One of the most accomplished actors of our time, Lawrence Hilton-Jacobs was born in New York City. He is one of nine children born to Hilton and Clothilda Jacobs. "Larry," as his family and friends call him, attended public schools in New York City, so he has first-hand knowledge of what it is like to be a student in a big-city high school like the one pictured on Welcome Back, Kotter. After high school, Larry worked at an odd assortment of jobs before turning to acting. First, he was a delivery boy, then a florist, then a messenger boy, and then a stock boy in a department store. His first "real important job," as he puts it, was as a freelance artist and package designer. This introduction to the world of the arts made up for all of the menial jobs he had performed while waiting to find himself.
While working as an artist, Larry became interested in acting and began studying at Al Fann's Theatrical School and the Negro Ensemble Company.
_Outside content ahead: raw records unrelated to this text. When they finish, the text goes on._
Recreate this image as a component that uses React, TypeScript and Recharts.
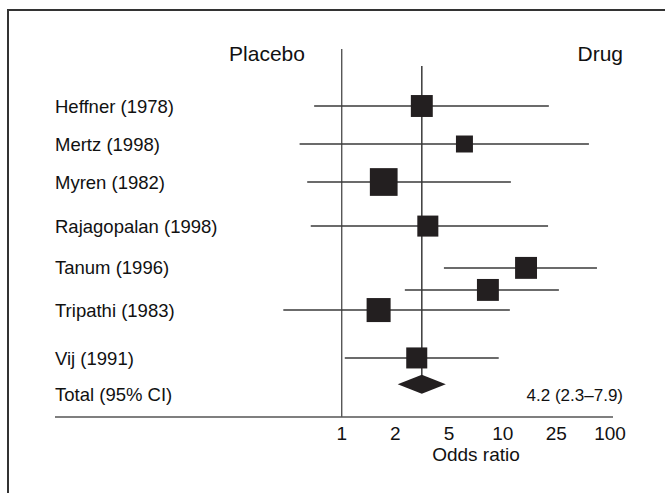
import { ErrorBar, ReferenceLine, Scatter, ScatterChart, XAxis, YAxis } from 'recharts'

// odds-ratio axis: tick labels sit evenly, with log steps between them
const tickValues = [1, 2, 5, 10, 25, 100]

const studyNames = [
  'Heffner (1978)',
  'Mertz (1998)',
  'Myren (1982)',
  'Rajagopalan (1998)',
  'Tanum (1996)',
  '',
  'Tripathi (1983)',
  'Vij (1991)',
]
const studyOr = [3.14, 6.1, 1.72, 3.48, 14.9, 8.26, 1.61, 2.88]
const studyLo = [0.7, 0.58, 0.64, 0.67, 4.58, 2.35, 0.47, 1.04]
const studyHi = [22, 58, 11.5, 21.7, 71.4, 26.7, 11.3, 9.5]
const studyWeight = [12.5, 7.5, 20, 11.5, 12.5, 12.5, 15, 11.5]
// row order down the plot (uneven gaps as in the figure)
const studyRow = [0, 1, 2, 3.16, 4.26, 4.84, 5.37, 6.63]

const totalOr = 3.14
const totalLo = 2.08
const totalHi = 4.73
const totalRow = 7.32
const totalLabelRow = 7.6
const totalText = '4.2 (2.3–7.9)'

const WIDTH = 665
const HEIGHT = 493
const MARGIN = { top: 49, right: 52, bottom: 46, left: 54 }
const X_MIN = -5.345
const X_MAX = 5.056
const Y_MIN = -1.5
const Y_MAX = 8.184
const PX_PER_UNIT = (WIDTH - 55 - MARGIN.right) / (X_MAX - X_MIN)
const BOX_K = 6.2
const INK = '#231f20'
const LINE = '#3a3a3a'
const FONT = '"Liberation Sans", Arial, sans-serif'

function pos(or: number) {
  if (or <= 1) return Math.log(or) / Math.log(2)
  if (or >= 100) return 5 + Math.log(or / 100) / Math.log(4)
  let i = 0
  while (tickValues[i + 1] <= or) i++
  return i + Math.log(or / tickValues[i]) / Math.log(tickValues[i + 1] / tickValues[i])
}

const studies = studyNames.map((name, i) => ({
  name,
  x: pos(studyOr[i]),
  y: studyRow[i],
  weight: studyWeight[i],
  ci: [pos(studyOr[i]) - pos(studyLo[i]), pos(studyHi[i]) - pos(studyOr[i])],
}))

const total = [{ x: pos(totalOr), y: totalRow, lo: pos(totalLo), hi: pos(totalHi) }]

const labelRows = [...studies.filter((s) => s.name).map((s) => s.y), totalLabelRow]
const labelText = [...studies.filter((s) => s.name).map((s) => s.name), 'Total (95% CI)']

function RowLabel(props: any) {
  const { y, payload } = props
  const i = labelRows.indexOf(payload.value)
  return (
    <text x={55} y={y} dy="0.355em" textAnchor="start" fontSize={18.5} fill="#111" fontFamily={FONT}>
      {labelText[i]}
    </text>
  )
}

function StudyBox(props: any) {
  const { cx, cy, payload } = props
  const s = BOX_K * Math.sqrt(payload.weight)
  return <rect x={cx - s / 2} y={cy - s / 2} width={s} height={s} fill={INK} />
}

function Diamond(props: any) {
  const { cx, cy, payload } = props
  const l = cx - (payload.x - payload.lo) * PX_PER_UNIT
  const r = cx + (payload.hi - payload.x) * PX_PER_UNIT
  const h = 9.5
  return <polygon points={`${l},${cy} ${cx},${cy - h} ${r},${cy} ${cx},${cy + h}`} fill={INK} />
}

export default function App() {
  return (
    <div style={{ position: 'absolute', left: 0, top: 0, width: WIDTH, height: HEIGHT, background: '#fff', fontFamily: FONT }}>
      <div
        style={{
          position: 'absolute',
          left: 7,
          top: 9,
          width: WIDTH,
          height: HEIGHT,
          borderLeft: '2px solid #333',
          borderTop: '2px solid #333',
        }}
      />
      <ScatterChart width={WIDTH} height={HEIGHT} margin={MARGIN} style={{ position: 'absolute', left: 0, top: 0 }}>
        <XAxis
          type="number"
          dataKey="x"
          domain={[X_MIN, X_MAX]}
          allowDataOverflow
          ticks={[0, 1, 2, 3, 4, 5]}
          tickFormatter={(v: number) => String(tickValues[v])}
          interval={0}
          tickLine={false}
          tickSize={0}
          tickMargin={10}
          height={30}
          axisLine={{ stroke: '#555', strokeWidth: 1.5 }}
          tick={{ fill: '#111', fontSize: 19, fontFamily: FONT }}
        />
        <YAxis
          type="number"
          dataKey="y"
          domain={[Y_MIN, Y_MAX]}
          allowDataOverflow
          reversed
          width={1}
          ticks={labelRows}
          interval={0}
          axisLine={false}
          tickLine={false}
          tick={<RowLabel />}
        />
        <ReferenceLine x={0} stroke={LINE} strokeWidth={1.2} />
        <ReferenceLine
          segment={[
            { x: pos(totalOr), y: -1.05 },
            { x: pos(totalOr), y: totalRow },
          ]}
          stroke={LINE}
          strokeWidth={1.5}
        />
        <Scatter data={studies} shape={StudyBox} isAnimationActive={false}>
          <ErrorBar dataKey="ci" direction="x" width={0} stroke={LINE} strokeWidth={1.5} isAnimationActive={false} />
        </Scatter>
        <Scatter data={total} shape={Diamond} isAnimationActive={false} />
        <text x={267} y={61} textAnchor="middle" fontSize={21} fill="#111" fontFamily={FONT}>
          Placebo
        </text>
        <text x={623} y={61} textAnchor="end" fontSize={21} fill="#111" fontFamily={FONT}>
          Drug
        </text>
        <text x={623} y={401} textAnchor="end" fontSize={17} fill="#111" fontFamily={FONT}>
          {totalText}
        </text>
        <text x={476} y={461} textAnchor="middle" fontSize={19} fill="#111" fontFamily={FONT}>
          Odds ratio
        </text>
      </ScatterChart>
    </div>
  )
}
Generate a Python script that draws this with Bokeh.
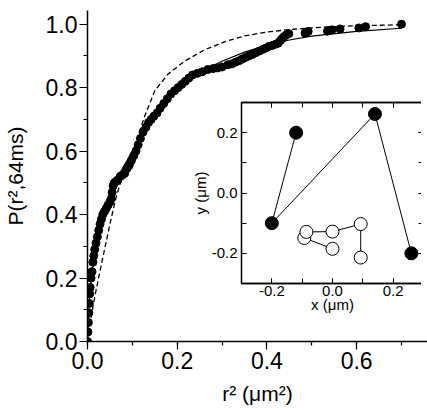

These all-black acting companies produced experimental plays in New York City and trained promising young black actors in the performing arts. With these companies, Larry acted in such plays as Cora's Second Cousin, The Dean, What the Wine Sellers Buy, Mask in Black, and The Exterminator. None of these productions made him famous, but they did bring him to the attention of film casting directors.
He was given parts in the movies Claudine and Cooley High. Cooley High was Larry's big breakthrough in show business. It was because of this film that he was given his "Boom Boom" Washington' role on Welcome Back, Kotter. He also had two important roles in major made-for-television features, The Sojourner and the tremendously popular Roots. He has recently appeared in the feature length film A Preacher's Kid and the made-for-television feature The Jacksons: An American Dream.
He continues to work steadily, starring in the new feature length motion picture Nocturnal Agony in the role of "Teddy." Besides acting, Larry also sings, plays the piano and writes music.